In the prologue we find ourselves shackled to Nellie on the way to Blackwell’s Island, ‘a place of criminals, paupers, the sick and the insane’ with a guard warning us ‘you’ll never get out.’ Despite this prophecy, Nellie and the reader are comforted by the fact that ‘storytelling would get her through this.’ We’re hooked immediately, needing to know how this will end but Chapter One throws us back in time to her childhood.
After a taste of what’s to come, we find out how she got there; we’re with Nellie as she has the dawning realisation of the injustices of the world, discovers the fetters of her femininity. We share her struggles as she rallies against the differences between the opportunities available for her and the ones her brothers are given. At each stage we get glimpses of Nellie’s strong fighting spirit and how she battles against the usual role of women at that time.
Nellie is, however, encouraged by her father to follow her dreams.

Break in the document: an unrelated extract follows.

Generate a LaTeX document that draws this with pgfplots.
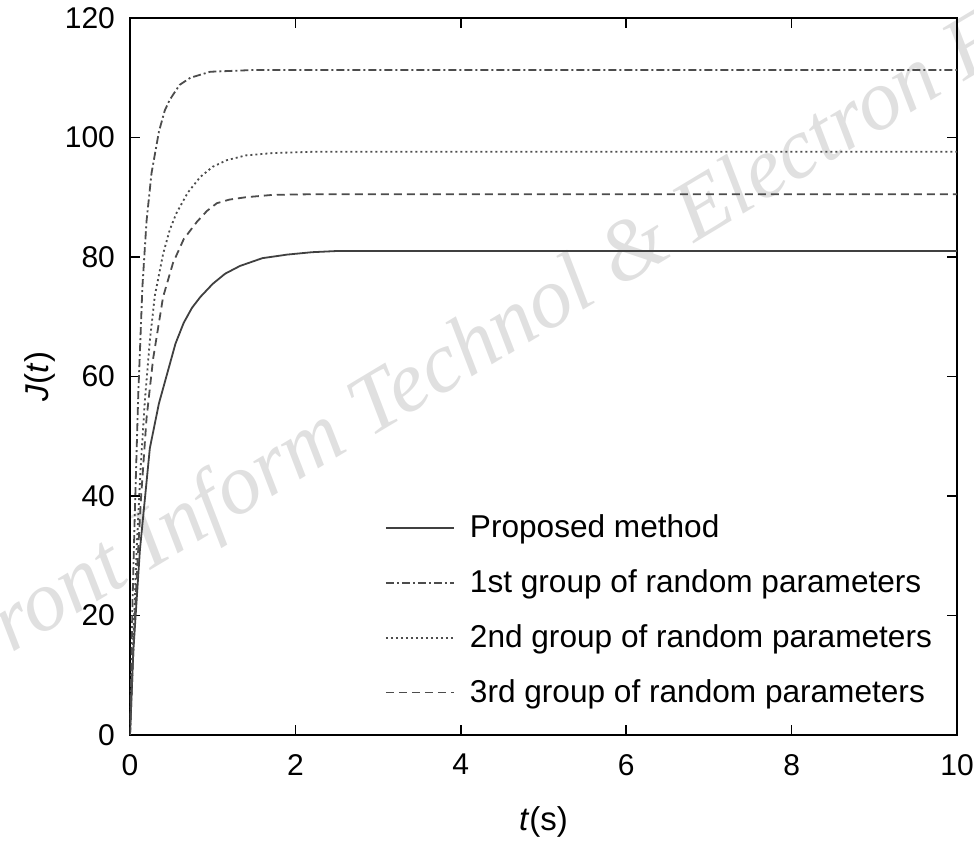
\documentclass[border=0pt]{standalone}
\usepackage{pgfplots}
\pgfplotsset{compat=1.18}
\usepackage{fontspec}
\setmainfont{Liberation Sans}
\newfontfamily\wmfont{Liberation Serif}
\begin{document}
\begin{tikzpicture}
\node[rotate=31, text=black!12, font=\wmfont\itshape\fontsize{43}{43}\selectfont] at (192pt,204pt) {Front Inform Technol \& Electron Eng};
\begin{axis}[
  at={(0,0)}, anchor=south west,
  scale only axis, width=413.5pt, height=358.5pt,
  xmin=0, xmax=10, ymin=0, ymax=120,
  xtick={0,2,...,10}, ytick={0,20,...,120},
  tick align=inside, tick pos=both,
  major tick length=5pt,
  /pgf/number format/assume math mode=true,
  ticklabel style={font=\fontsize{15}{18}\selectfont},
  xticklabel style={yshift=-6pt},
  yticklabel style={xshift=-4pt},
  xlabel={\textit{t}(s)}, ylabel={\textit{J}(\textit{t})},
  label style={font=\fontsize{16.5}{19}\selectfont},
  xlabel style={yshift=-9pt},
  ylabel style={yshift=-2pt},
  axis line style={line width=0.8pt},
  every tick/.style={line width=0.8pt, black},
  legend style={draw=none, fill=none, at={(0.975,0.035)}, anchor=south east,
    font=\fontsize{15.8}{18}\selectfont, row sep=10.5pt, column sep=5.5pt, inner sep=0pt},
  legend cell align=left,
  legend image code/.code={\draw[#1] (0cm,0cm) -- (1.2cm,0cm);},
]
\addplot[black!75, line width=0.9pt, solid] coordinates {
(0,0)(0.04,14)(0.12,31)(0.24,48)(0.35,55.5)(0.45,60.5)(0.55,65.5)(0.65,69)(0.75,71.5)(0.85,73.3)(1.0,75.5)(1.15,77.2)(1.33,78.5)(1.6,79.8)(1.9,80.4)(2.2,80.8)(2.5,81)(10,81)};
\addlegendentry{Proposed method}
\addplot[black!70, line width=0.9pt, dash pattern=on 4pt off 1.5pt on 1pt off 1.5pt] coordinates {
(0,0)(0.03,22)(0.06,38)(0.1,57)(0.15,75)(0.2,86)(0.26,94)(0.35,101)(0.42,104.5)(0.48,106.3)(0.6,108.8)(0.73,110)(0.97,111)(1.5,111.3)(10,111.3)};
\addlegendentry{1st group of random parameters}
\addplot[black!70, line width=0.9pt, dash pattern=on 1pt off 1.5pt] coordinates {
(0,0)(0.04,16)(0.08,31)(0.13,45)(0.18,56)(0.24,66)(0.3,73.5)(0.4,80.5)(0.48,84.5)(0.56,87.3)(0.7,90.8)(0.85,93.4)(1.0,95.1)(1.17,96.2)(1.4,97)(1.73,97.4)(2.2,97.6)(10,97.6)};
\addlegendentry{2nd group of random parameters}
\addplot[black!70, line width=0.9pt, dash pattern=on 4pt off 2.5pt] coordinates {
(0,0)(0.04,14)(0.08,26)(0.13,39)(0.2,53)(0.28,63)(0.4,73.3)(0.52,79)(0.65,83)(0.81,85.9)(0.93,87.7)(1.05,89)(1.2,89.6)(1.4,90)(1.73,90.4)(2.2,90.5)(10,90.5)};
\addlegendentry{3rd group of random parameters}
\end{axis}
\pgfresetboundingbox
\path (-65pt,-54.5pt) rectangle (422pt,367.5pt);
\end{tikzpicture}
\end{document}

At eleven he gives her a journal and fountain pen, bucking against the Victorian idea that ‘too much imagination can play havoc with a young girl’s mind.’ She has an unflinching drive to tell her story and we share her frustrations at the limited options available to her through her formative years before her story continues back on Blackwell’s Island.
The book is about storytelling. We follow Nellie in her struggle to create her own story as a woman in a male-dominated world. The Nellie we read about is part fiction, part fact and is a character you warm to instantly. She recognises the untold stories in the world, and with her indomitable strength of spirit she forges a way to tell them, getting them an audience while helping the other protagonists ultimately find their own voices too.